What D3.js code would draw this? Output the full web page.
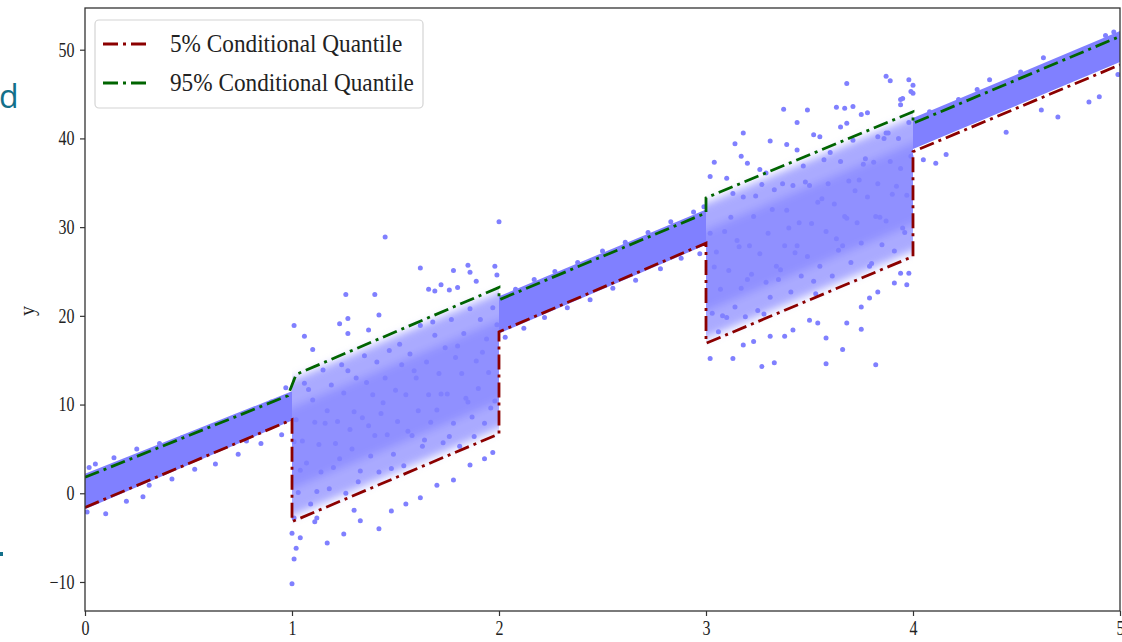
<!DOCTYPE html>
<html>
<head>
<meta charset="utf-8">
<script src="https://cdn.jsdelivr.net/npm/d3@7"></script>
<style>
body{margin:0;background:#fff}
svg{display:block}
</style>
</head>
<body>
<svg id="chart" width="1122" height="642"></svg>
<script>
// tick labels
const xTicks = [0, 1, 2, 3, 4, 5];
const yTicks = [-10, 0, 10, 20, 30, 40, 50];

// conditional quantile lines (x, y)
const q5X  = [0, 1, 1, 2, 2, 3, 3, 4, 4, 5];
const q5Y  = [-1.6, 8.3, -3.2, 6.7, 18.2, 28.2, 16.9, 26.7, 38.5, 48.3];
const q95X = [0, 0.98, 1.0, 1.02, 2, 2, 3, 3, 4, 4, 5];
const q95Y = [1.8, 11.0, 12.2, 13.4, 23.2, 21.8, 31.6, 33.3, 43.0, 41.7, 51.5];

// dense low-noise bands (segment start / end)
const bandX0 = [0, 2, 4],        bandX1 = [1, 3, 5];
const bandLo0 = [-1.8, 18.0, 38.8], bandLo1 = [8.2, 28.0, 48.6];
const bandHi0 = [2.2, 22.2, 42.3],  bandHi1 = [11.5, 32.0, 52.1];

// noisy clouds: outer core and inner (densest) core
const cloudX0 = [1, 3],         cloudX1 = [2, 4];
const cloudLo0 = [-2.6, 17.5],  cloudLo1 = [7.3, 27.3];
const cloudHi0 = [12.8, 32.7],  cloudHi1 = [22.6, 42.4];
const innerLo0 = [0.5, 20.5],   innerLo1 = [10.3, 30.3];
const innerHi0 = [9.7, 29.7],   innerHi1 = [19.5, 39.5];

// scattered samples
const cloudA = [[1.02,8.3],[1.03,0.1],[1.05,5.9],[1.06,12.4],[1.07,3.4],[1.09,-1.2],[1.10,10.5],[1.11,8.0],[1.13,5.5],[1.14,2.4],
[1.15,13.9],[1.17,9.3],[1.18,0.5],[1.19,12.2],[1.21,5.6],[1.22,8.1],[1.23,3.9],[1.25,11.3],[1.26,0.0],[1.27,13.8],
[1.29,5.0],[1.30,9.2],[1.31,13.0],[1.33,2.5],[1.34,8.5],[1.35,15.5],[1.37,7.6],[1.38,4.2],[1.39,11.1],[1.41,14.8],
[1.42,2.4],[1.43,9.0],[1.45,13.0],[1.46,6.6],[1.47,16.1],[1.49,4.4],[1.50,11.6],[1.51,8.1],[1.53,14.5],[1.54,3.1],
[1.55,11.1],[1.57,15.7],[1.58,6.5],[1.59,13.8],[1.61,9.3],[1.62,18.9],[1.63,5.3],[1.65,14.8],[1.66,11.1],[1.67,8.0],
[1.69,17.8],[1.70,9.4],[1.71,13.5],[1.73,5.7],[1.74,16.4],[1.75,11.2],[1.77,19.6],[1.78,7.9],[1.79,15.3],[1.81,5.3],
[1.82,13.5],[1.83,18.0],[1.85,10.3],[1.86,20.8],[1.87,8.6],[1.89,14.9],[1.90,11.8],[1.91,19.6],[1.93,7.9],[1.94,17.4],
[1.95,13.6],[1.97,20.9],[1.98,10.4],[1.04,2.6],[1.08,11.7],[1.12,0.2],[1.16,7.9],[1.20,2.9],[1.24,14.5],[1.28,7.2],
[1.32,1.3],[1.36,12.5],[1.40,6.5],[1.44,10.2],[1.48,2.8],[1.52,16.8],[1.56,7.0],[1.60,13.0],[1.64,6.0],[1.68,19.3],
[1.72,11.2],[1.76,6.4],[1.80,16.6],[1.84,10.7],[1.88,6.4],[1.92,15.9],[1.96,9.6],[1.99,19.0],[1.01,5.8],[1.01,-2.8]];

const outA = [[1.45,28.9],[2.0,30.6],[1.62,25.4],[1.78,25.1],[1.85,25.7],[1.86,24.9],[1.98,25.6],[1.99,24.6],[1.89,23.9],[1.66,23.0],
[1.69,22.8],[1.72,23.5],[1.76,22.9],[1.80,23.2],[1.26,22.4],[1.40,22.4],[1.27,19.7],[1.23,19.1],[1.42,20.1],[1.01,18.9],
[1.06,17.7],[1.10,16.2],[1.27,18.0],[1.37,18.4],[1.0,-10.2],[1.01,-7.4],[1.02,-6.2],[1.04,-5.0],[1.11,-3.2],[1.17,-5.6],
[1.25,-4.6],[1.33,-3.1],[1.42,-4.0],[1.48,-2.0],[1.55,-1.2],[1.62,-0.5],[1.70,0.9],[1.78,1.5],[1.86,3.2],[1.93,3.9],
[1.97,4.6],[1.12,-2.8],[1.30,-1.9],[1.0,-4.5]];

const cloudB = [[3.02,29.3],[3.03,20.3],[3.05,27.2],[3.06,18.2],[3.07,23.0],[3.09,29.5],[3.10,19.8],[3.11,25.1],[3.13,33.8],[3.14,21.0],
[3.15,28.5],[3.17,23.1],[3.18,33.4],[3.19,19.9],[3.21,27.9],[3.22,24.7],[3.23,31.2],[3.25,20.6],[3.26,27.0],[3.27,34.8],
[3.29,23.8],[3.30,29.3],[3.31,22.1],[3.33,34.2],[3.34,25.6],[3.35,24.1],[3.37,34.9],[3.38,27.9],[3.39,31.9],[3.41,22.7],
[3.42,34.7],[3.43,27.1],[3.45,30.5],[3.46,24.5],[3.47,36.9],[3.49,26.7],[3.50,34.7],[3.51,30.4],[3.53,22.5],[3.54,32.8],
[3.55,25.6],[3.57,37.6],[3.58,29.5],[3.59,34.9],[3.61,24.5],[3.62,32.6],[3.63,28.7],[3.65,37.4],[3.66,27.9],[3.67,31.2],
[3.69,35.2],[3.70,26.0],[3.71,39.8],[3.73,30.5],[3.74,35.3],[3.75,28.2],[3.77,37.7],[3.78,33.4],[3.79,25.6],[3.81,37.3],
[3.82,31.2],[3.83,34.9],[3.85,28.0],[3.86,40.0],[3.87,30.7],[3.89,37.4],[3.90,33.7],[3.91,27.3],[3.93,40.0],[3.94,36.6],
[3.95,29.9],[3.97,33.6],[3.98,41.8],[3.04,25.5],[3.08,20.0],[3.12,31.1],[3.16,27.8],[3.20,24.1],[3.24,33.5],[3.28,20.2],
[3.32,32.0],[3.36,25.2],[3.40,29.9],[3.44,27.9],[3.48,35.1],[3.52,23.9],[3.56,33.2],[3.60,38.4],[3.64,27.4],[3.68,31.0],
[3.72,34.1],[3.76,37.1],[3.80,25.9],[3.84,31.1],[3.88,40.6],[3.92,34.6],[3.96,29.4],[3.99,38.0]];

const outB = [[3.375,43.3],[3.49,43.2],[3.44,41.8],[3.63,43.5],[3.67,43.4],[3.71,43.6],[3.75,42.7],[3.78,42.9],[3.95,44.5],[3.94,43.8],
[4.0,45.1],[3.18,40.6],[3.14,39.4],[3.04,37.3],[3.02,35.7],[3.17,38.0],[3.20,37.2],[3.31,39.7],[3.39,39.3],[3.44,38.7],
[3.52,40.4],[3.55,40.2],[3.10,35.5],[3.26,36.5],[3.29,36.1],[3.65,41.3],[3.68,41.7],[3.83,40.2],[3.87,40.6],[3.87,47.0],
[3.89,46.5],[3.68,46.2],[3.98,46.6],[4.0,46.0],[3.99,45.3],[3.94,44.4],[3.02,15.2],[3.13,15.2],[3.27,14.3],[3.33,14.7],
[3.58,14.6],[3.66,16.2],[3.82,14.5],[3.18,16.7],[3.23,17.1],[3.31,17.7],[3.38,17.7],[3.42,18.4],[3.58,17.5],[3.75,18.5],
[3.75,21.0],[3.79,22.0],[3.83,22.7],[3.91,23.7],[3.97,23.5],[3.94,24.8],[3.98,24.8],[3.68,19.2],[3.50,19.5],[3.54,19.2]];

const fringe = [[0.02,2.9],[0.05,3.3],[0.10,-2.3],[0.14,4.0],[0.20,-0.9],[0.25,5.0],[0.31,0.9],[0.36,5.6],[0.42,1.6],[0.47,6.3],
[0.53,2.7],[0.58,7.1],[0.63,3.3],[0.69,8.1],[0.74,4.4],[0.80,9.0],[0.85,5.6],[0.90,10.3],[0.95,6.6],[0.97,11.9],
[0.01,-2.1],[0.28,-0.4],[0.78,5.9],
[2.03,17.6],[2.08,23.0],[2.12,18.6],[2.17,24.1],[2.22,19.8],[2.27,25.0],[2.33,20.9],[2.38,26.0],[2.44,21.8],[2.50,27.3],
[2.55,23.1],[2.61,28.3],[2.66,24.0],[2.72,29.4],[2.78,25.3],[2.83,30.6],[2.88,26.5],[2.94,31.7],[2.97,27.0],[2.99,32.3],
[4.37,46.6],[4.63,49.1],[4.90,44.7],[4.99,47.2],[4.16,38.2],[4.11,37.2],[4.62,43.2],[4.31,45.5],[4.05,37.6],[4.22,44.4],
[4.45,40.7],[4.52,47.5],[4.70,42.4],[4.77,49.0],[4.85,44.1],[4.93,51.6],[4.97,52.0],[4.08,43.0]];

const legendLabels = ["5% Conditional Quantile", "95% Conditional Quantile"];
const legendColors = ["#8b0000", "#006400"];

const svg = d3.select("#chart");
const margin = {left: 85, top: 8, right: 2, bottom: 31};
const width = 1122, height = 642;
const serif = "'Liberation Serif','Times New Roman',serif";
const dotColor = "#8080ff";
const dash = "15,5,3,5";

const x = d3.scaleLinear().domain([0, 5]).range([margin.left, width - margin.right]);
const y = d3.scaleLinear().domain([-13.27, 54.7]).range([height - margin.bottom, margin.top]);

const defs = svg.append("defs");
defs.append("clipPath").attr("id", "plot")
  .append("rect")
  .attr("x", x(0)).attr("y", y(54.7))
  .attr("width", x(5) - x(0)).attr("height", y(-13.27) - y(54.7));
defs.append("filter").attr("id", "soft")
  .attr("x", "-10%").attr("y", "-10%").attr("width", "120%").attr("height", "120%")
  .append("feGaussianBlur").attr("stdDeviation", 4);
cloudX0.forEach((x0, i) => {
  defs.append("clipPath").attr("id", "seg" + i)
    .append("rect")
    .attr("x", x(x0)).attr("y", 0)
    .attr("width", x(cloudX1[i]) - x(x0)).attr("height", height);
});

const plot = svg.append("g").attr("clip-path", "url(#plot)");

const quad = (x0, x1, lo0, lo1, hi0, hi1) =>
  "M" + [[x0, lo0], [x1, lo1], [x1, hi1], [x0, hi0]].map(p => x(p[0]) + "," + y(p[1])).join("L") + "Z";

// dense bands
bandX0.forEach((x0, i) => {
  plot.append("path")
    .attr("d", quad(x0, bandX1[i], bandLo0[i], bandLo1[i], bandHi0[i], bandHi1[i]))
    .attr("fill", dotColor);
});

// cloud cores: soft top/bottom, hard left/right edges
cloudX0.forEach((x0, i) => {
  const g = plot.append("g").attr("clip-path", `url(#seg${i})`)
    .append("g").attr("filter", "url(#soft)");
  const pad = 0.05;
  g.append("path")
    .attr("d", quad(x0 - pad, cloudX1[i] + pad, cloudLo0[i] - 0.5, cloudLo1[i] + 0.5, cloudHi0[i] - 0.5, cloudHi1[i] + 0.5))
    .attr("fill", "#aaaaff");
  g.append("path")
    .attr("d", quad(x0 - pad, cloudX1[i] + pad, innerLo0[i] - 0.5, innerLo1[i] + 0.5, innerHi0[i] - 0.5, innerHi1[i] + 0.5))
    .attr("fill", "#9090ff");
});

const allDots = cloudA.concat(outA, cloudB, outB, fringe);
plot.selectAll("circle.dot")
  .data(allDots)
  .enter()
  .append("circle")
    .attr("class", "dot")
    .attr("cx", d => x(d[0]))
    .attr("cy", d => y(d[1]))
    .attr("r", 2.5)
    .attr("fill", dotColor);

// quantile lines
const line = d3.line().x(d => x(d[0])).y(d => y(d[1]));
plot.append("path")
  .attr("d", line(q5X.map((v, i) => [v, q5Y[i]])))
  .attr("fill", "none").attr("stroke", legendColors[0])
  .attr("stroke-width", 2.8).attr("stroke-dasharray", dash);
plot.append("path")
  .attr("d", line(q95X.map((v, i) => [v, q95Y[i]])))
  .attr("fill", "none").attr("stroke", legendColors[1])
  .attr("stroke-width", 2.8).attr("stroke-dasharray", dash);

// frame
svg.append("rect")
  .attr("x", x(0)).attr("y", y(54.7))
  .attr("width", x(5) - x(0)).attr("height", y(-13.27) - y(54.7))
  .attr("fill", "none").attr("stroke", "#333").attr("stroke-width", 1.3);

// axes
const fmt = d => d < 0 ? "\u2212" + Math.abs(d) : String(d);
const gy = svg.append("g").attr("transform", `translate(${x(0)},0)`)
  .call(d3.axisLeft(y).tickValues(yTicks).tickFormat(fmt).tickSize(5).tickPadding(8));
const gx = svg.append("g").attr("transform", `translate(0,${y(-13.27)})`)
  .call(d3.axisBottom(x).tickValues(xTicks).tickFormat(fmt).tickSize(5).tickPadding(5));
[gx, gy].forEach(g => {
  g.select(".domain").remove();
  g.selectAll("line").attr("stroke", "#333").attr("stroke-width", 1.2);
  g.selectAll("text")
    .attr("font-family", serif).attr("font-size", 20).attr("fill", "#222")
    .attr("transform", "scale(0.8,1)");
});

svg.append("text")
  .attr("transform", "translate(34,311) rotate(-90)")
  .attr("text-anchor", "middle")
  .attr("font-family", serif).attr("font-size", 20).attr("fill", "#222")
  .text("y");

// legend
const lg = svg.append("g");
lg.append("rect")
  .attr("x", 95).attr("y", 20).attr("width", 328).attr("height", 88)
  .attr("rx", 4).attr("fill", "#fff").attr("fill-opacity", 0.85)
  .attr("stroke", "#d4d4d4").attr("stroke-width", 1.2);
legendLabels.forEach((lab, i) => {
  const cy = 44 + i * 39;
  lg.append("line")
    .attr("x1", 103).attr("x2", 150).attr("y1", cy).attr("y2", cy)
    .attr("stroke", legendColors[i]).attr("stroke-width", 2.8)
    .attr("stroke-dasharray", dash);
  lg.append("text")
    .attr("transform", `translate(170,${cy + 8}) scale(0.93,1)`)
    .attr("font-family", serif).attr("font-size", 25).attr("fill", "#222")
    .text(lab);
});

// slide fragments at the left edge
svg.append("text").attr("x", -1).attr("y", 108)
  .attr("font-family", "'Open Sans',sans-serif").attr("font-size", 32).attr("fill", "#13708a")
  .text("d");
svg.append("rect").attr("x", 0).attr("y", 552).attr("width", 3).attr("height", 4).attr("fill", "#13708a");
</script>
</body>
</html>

Task goal>
Pictures stay out. Print the data exactly, from its first line through the line containing "[11.5, 32.0, 52.1];".

Output of the exercise>
What D3.js code would draw this? Output the full web page.
<!DOCTYPE html>
<html>
<head>
<meta charset="utf-8">
<script src="https://cdn.jsdelivr.net/npm/d3@7"></script>
<style>
body{margin:0;background:#fff}
svg{display:block}
</style>
</head>
<body>
<svg id="chart" width="1122" height="642"></svg>
<script>
// tick labels
const xTicks = [0, 1, 2, 3, 4, 5];
const yTicks = [-10, 0, 10, 20, 30, 40, 50];

// conditional quantile lines (x, y)
const q5X  = [0, 1, 1, 2, 2, 3, 3, 4, 4, 5];
const q5Y  = [-1.6, 8.3, -3.2, 6.7, 18.2, 28.2, 16.9, 26.7, 38.5, 48.3];
const q95X = [0, 0.98, 1.0, 1.02, 2, 2, 3, 3, 4, 4, 5];
const q95Y = [1.8, 11.0, 12.2, 13.4, 23.2, 21.8, 31.6, 33.3, 43.0, 41.7, 51.5];

// dense low-noise bands (segment start / end)
const bandX0 = [0, 2, 4],        bandX1 = [1, 3, 5];
const bandLo0 = [-1.8, 18.0, 38.8], bandLo1 = [8.2, 28.0, 48.6];
const bandHi0 = [2.2, 22.2, 42.3],  bandHi1 = [11.5, 32.0, 52.1];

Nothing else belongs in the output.